As a middle-class member of our first-world American society, I make an incredibly large number of decisions each and every day. From clothes, food, entertainment, education, work, and much more, my life is filled with choices. I wake up in the morning and decide what to eat: fruit, yogurt, cereal, oatmeal or toast? I look in my closet and determine what to wear based on the weather or my mood or my schedule for the day. I had to decide what college to attend, what subject to major in, what career to pursue. On the weekends, there are endless options of shows, movies and local activities I could participate in for fun. The list of choices goes on.

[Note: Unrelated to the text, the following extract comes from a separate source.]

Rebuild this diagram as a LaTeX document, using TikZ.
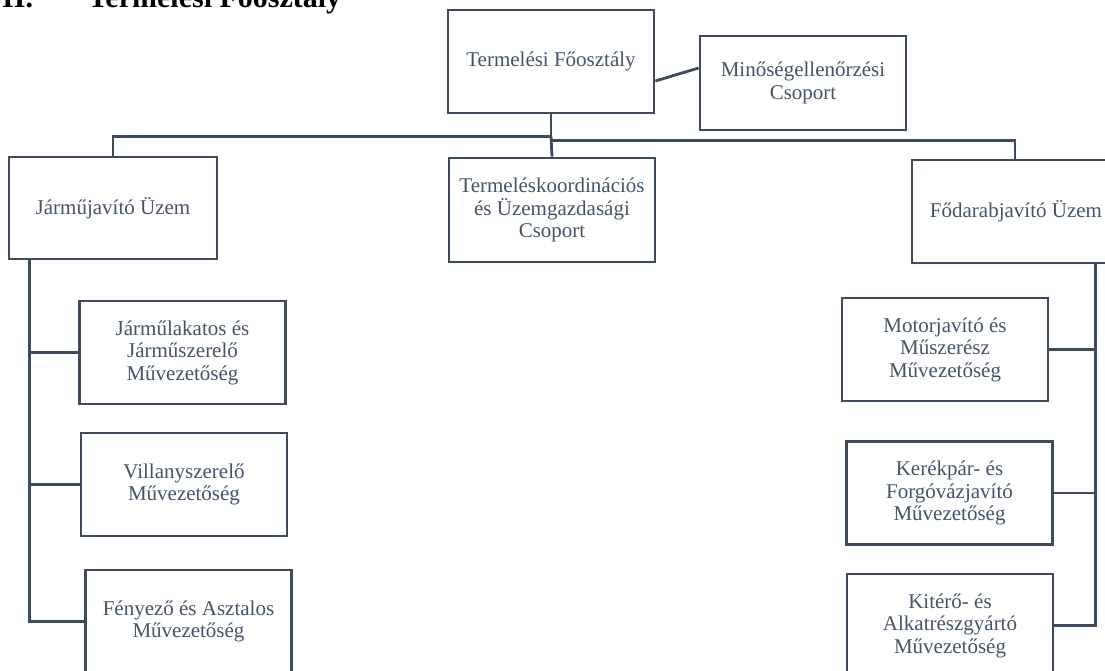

For those of us who have lived in middle-class America our entire lives, having a number of choices and the freedom to make our own decisions is normal. We would feel deprived if we had less choices; many of us actually feel entitled to choice. But what if so many choices are actually ruling our lives? What if having to make so many decisions is actually eating away at our time and our sanity? Is it possible that we could actually accomplish more with less choices?
The idea that choice could literally be playing a tyrannical role in my life and in the world at large first began to form in my mind when I arrived home from volunteering at a ministry in Guatemala for six weeks. I hid away in my room for most of the week, mourning the loss of the friends and the work I had come to dearly love, until my family finally decided for me that I needed to get out of the house. My mom coordinated an informal get-together and sent me to the grocery store for snacks. Although I drove and entered Wal-Mart with no difficulty, I stood for nearly fifteen minutes in the snack aisle completely overwhelmed. As the faces of malnourished children filled my mind and tears began to well, I called my mom and quietly asked her to tell me specifically what kind of snack and what brand and what flavor did she want me to buy. The choices – so many choices – seemed unfair and unjust in the face of so much hunger in the world. I finally understood why some missionaries have panic attacks in grocery stores when they return home from their time overseas.
The tyranny of choice has continued to be a theme in my life and returned once again when I attended a Justice Summit this semester. Put on by the student organization SVJI (Shenandoah Valley Justice Initiative), an organization dedicated to bringing awareness and aiding in the prevention of human trafficking, this weekend conference both opened my eyes to the devastating reality of modern day slavery as well as the sobering reality of my own privilege. A Q&A session was held at the end of the weekend, and someone asked about how we can practically combat excess in our lives, especially in regards to food. As all of our lives are interrelated, our day to day actions promote justice just as much as big campaigns and interventions. The main speaker said that he avoids excess by simply not allowing choice to reign in his home. He quoted the eye-opening statistic that for every four bags of groceries the average American brings home from the grocery store, one bag goes unused. In essence, Americans waste a quarter of the food we buy. The speaker therefore suggested we eat as much of the food in our pantry as possible before we buy more. We often think we need our favorite foods and staples available – but that mentality is a key example of how the belief that we are entitled to choice can rule the way we spend our money, combat justice, and live our lives.
After that Q&A session, I began to really think about the role of choice in my life. Ask anyone who knows me well and they will tell you that I hate making decisions. Both large and small, decisions are not my friends. I’ve gotten better at it over the years, but decision making is still definitely not my cup of tea. And honestly, the greater the number of choices involved in the decision, the higher my anxiety. I feel paralyzed in the presence of too many choices. Perhaps that feeling of paralysis is a form of tyranny that choice has in my life.
Even more detrimental than the tyranny of choice in my closet, my pantry, or even my education and career is the harmful effect choice can play in our activism against injustice. As our global awareness continues to expand along with our knowledge of modern day injustices, the number of non-profit organizations aiding and preventing injustices also continues to grow. While this in and of itself is not a bad thing (in fact, it’s wonderful that more and more people are involved in generating positive change), we must be on guard that the number of ways we can become involved does not paralyze us into a state of doing nothing. The number of choices often overcomplicates the act of advocacy and masks the true purpose of justice. Fighting against injustice boils down to valuing human life – at the end of the day, underneath all of the red tape and all of the organizations and all of the statistics, our heart and focus should be on helping and loving people who are in need. It’s not any more complicated than that. So if you feel a burden on your heart to make a difference, to use your time to help others and fight injustice, but you feel overwhelmed by the sheer number of ways you could get involved, just stop for one person today. Stop for the one. Open your eyes to see the people around you and don’t discount the small ways you can make a difference in someone’s life – today. Write a kind note and stick it on your coworker’s desk. Buy flowers and give it to your neighbor you never talk with. Buy a warm meal for the homeless man you pass every day on your way to work. This is how you begin. One step at a time – toward the people around you. Then next week or next month, take one step more. Choose just one organization to give of your time and/or resources. This is how we can change the world. All these small acts of love might just add up into one great force of positive change. We must not allow choice to ever reign over love.